## GIVEN EXERCISE
Copy every line of the records below that holds the word "this".

## INPUT
..............................

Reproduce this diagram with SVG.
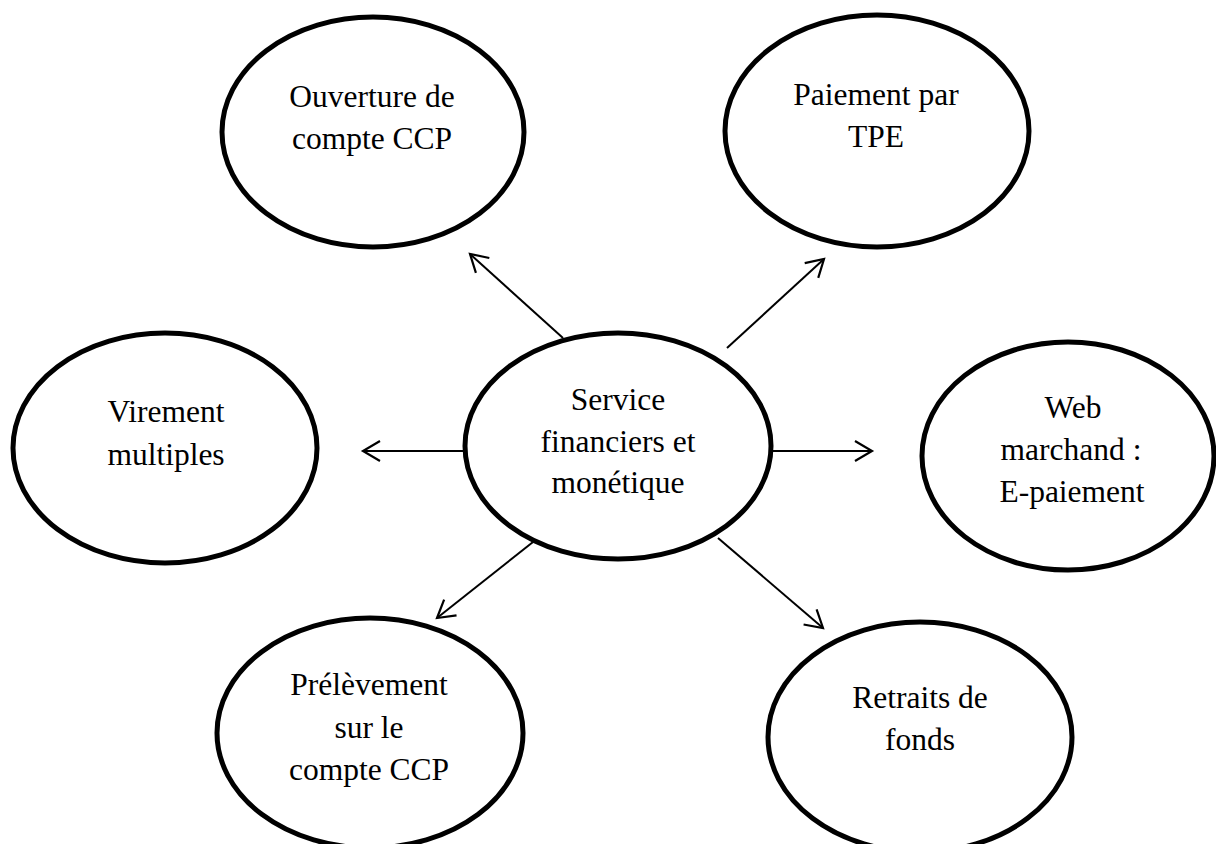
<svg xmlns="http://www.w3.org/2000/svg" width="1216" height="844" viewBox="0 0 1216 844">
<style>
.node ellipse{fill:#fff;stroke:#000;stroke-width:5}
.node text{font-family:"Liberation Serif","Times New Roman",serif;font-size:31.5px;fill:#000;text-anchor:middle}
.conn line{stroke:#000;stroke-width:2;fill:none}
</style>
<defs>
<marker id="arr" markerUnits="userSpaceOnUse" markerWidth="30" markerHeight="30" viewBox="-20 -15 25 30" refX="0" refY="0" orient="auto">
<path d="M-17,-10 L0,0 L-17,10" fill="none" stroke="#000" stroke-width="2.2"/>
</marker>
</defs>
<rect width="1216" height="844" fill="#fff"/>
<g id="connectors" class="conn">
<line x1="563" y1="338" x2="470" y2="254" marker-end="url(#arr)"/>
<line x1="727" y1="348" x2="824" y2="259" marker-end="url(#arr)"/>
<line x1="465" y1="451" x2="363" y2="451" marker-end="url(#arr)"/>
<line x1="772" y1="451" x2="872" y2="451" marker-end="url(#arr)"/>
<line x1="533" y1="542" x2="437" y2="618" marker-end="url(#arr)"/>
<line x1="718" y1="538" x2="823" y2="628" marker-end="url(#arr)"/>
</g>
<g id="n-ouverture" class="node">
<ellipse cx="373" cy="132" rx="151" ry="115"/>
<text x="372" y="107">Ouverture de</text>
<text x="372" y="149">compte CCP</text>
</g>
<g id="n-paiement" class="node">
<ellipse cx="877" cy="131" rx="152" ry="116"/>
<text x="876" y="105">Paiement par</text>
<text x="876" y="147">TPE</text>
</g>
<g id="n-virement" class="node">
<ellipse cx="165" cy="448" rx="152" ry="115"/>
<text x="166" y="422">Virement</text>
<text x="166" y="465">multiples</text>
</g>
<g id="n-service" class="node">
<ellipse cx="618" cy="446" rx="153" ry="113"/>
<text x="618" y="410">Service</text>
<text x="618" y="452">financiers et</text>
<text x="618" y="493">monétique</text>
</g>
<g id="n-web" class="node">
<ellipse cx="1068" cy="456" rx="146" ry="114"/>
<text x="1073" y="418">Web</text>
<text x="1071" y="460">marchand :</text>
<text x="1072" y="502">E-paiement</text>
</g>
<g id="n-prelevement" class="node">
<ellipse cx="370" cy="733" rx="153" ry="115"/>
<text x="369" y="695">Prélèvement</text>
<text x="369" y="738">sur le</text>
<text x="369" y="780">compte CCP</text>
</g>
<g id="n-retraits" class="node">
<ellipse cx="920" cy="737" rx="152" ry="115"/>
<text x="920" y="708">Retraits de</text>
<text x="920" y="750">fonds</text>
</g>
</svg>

..............................

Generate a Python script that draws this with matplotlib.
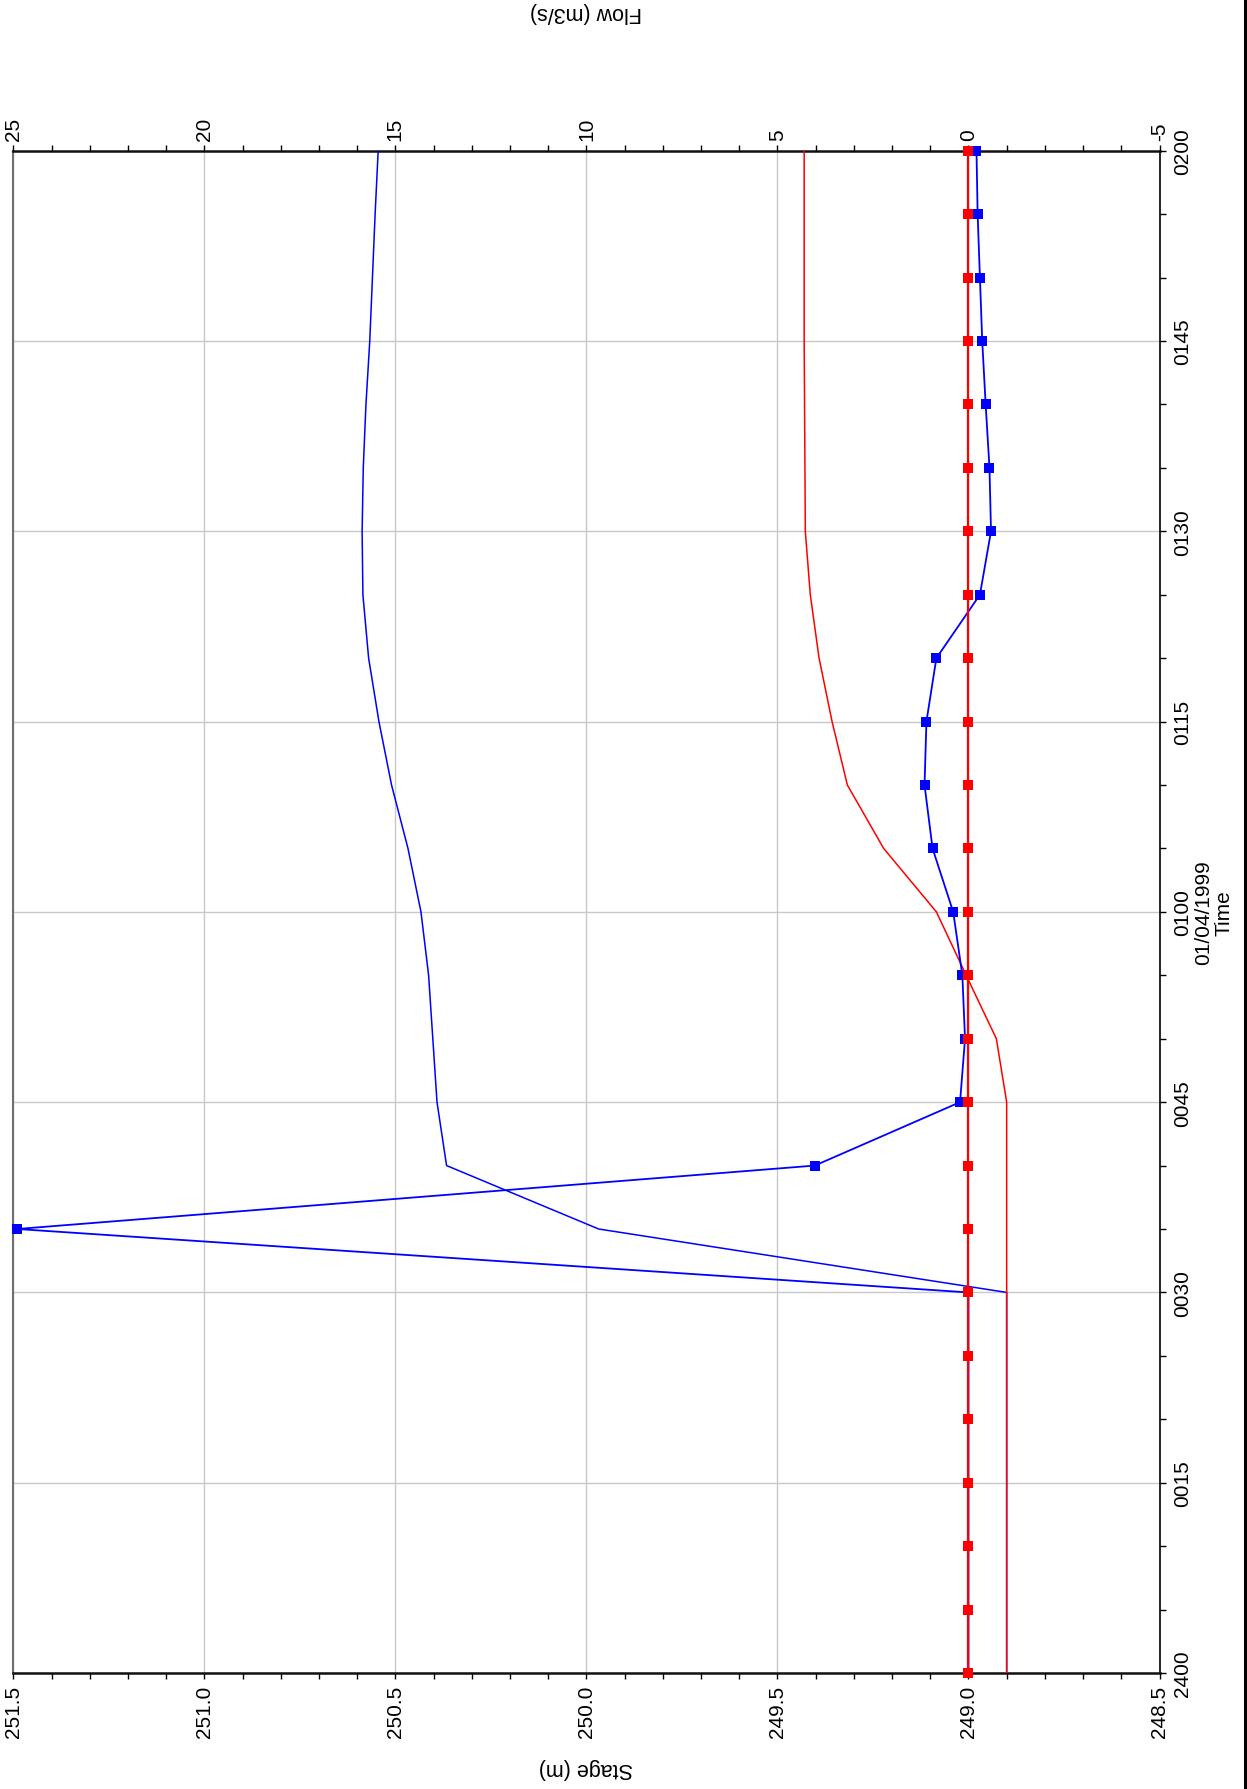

..............................

## FINISHED TASK
Reproduce this diagram with SVG.
Generate a Python script that draws this with matplotlib.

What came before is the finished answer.